Exercise description: Look through the data for the string "this". Copy every line where it is found.

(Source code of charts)
## begin
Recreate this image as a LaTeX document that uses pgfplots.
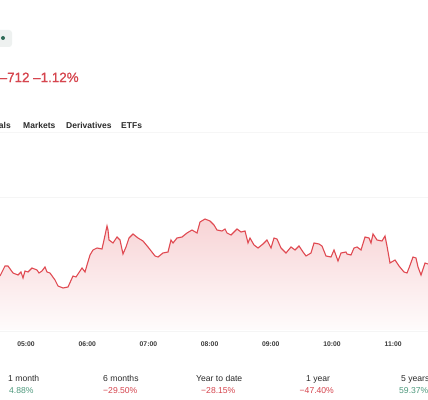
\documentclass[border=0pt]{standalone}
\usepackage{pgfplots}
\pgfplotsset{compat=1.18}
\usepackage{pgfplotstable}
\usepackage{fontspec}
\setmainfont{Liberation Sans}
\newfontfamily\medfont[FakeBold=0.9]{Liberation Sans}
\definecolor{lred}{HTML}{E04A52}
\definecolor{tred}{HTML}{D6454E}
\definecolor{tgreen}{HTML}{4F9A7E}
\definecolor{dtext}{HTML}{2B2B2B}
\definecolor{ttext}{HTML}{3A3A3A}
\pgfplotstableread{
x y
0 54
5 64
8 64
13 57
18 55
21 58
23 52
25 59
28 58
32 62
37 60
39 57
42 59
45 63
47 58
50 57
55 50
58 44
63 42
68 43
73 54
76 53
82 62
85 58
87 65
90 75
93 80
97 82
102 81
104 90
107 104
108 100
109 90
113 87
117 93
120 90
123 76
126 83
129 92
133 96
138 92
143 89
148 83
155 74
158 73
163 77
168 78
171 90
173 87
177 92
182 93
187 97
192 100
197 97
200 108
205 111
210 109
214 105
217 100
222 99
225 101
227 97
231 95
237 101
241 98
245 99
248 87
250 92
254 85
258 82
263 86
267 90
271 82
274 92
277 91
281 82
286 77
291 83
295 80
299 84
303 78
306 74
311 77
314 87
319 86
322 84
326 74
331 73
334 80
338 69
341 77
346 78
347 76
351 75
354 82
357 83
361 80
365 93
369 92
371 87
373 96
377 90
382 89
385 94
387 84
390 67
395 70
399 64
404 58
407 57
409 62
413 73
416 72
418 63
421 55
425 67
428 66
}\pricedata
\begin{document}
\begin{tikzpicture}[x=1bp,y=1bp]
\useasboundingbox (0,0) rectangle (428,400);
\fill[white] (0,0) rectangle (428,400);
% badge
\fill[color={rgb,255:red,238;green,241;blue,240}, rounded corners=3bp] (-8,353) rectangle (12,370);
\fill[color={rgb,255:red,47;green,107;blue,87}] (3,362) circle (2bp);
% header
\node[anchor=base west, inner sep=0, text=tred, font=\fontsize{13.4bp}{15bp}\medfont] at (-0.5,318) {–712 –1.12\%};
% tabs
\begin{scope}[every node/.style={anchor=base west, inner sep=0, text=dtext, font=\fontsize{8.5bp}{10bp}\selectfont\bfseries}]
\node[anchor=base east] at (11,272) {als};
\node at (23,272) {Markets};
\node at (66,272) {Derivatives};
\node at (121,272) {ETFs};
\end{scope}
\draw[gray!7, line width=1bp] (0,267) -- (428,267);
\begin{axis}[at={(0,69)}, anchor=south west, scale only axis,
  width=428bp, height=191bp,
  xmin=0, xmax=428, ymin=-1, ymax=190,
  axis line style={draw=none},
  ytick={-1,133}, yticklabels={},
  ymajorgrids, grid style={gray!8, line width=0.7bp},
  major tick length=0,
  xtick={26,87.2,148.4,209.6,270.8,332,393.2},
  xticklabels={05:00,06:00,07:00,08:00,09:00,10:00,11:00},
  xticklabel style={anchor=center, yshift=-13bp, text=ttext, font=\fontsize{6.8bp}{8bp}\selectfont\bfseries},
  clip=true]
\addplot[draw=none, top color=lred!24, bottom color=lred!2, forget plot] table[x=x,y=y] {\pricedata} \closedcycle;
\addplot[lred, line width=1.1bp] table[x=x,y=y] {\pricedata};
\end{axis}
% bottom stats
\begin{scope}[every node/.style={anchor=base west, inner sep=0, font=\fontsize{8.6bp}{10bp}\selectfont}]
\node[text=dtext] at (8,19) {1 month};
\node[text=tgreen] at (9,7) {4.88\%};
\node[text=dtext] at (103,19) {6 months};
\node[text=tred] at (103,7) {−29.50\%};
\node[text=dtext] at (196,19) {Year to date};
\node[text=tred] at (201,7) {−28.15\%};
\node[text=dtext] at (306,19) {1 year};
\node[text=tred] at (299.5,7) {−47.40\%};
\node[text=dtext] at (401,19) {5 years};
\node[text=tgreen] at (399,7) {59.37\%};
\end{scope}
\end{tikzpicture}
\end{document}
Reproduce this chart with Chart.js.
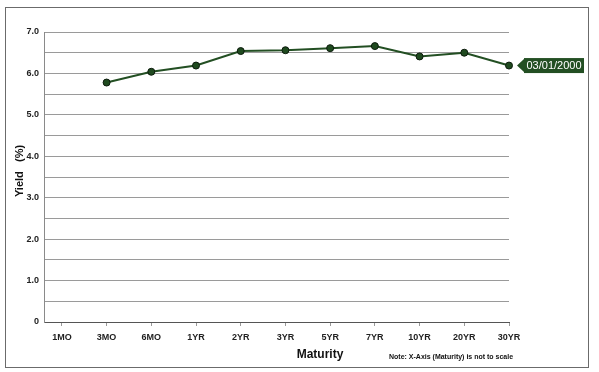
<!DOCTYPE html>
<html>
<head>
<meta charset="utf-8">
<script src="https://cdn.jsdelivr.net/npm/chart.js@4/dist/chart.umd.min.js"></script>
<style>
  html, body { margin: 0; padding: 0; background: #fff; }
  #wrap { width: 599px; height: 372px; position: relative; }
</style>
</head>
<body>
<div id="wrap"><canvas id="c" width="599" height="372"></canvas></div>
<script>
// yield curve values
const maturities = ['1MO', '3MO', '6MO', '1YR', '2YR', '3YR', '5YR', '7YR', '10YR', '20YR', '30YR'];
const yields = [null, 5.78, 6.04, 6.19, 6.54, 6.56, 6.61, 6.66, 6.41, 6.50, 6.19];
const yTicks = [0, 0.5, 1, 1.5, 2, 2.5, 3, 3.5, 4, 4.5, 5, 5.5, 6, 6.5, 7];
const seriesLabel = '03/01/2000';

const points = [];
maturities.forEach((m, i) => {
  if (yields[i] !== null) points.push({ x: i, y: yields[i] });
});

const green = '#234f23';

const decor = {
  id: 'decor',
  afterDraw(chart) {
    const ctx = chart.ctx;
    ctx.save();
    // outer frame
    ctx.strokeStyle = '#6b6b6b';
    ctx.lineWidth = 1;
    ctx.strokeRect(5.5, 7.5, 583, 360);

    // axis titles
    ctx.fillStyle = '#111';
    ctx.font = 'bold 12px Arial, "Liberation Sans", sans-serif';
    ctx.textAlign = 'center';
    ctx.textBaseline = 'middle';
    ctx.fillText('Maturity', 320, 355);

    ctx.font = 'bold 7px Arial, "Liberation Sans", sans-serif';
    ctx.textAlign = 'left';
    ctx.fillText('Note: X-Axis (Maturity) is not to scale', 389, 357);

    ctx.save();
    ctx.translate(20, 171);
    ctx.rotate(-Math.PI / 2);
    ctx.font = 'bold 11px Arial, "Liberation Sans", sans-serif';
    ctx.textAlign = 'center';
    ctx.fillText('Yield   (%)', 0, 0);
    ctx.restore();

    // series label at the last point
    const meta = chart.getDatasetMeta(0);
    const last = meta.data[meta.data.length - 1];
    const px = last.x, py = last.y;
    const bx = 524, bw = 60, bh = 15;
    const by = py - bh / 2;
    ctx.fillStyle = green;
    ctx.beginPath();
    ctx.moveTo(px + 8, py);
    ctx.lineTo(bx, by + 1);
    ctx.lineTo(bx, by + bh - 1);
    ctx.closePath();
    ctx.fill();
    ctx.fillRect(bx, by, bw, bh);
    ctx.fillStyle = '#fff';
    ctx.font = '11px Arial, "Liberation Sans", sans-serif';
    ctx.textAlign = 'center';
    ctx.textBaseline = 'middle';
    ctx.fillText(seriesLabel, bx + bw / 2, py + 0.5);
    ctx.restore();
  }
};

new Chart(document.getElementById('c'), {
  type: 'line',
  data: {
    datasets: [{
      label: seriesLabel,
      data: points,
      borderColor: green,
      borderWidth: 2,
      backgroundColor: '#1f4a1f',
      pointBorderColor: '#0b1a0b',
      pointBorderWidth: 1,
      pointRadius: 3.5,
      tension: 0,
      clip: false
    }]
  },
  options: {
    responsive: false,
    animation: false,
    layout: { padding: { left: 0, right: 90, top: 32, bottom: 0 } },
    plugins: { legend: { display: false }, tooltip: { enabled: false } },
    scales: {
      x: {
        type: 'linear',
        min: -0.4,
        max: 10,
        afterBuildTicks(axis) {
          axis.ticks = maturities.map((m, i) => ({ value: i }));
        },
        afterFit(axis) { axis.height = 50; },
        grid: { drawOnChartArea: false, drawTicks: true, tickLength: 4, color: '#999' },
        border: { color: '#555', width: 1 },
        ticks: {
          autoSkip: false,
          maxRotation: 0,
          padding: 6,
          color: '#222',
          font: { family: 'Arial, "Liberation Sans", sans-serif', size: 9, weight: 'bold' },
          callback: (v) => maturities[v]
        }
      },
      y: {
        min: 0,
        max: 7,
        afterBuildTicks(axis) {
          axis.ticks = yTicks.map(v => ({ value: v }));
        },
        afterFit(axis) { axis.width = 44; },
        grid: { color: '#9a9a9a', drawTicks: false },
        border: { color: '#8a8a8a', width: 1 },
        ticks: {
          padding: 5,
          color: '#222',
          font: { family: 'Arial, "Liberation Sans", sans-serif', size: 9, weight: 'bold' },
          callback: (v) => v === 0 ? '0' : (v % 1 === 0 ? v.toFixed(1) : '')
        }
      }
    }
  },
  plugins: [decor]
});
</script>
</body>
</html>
## end
Task output:
Recreate this image as a LaTeX document that uses pgfplots.
Reproduce this chart with Chart.js.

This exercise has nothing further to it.